RECORDS SHOWN:
----
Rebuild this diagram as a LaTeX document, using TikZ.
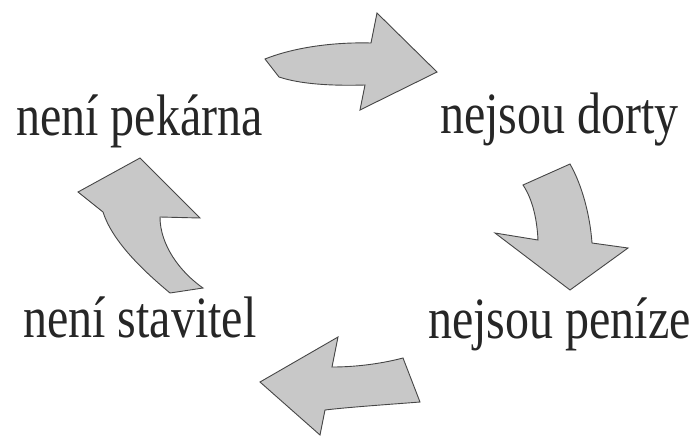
----
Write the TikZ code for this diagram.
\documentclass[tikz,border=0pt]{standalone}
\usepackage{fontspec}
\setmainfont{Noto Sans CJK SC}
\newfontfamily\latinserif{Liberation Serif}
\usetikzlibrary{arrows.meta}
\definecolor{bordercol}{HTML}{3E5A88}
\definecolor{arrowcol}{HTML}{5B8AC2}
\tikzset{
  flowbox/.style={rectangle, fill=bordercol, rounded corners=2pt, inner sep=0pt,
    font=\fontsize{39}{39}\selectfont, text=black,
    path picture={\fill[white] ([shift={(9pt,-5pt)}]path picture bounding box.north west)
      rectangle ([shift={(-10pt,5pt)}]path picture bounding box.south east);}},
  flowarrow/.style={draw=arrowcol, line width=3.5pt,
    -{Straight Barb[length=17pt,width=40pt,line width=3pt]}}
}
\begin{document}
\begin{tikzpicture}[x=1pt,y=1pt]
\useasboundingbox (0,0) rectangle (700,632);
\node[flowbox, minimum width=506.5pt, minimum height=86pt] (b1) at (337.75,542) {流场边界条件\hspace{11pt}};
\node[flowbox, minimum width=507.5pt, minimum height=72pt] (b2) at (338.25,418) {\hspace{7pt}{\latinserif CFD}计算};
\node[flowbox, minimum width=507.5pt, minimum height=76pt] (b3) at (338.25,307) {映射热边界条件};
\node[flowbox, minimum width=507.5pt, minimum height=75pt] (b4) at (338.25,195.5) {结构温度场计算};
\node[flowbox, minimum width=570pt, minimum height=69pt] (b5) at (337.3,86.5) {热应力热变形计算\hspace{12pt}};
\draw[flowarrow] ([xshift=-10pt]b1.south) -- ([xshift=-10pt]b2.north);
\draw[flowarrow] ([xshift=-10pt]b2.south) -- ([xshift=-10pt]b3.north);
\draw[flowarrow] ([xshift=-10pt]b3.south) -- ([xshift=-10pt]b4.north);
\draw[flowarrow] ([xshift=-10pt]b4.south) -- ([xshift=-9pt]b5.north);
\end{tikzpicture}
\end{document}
----
GIVEN INSTRUCTION:
Take every line that includes the string "diagram" and copy it.

RESPONSE TO THE EXERCISE:
Rebuild this diagram as a LaTeX document, using TikZ.
Write the TikZ code for this diagram.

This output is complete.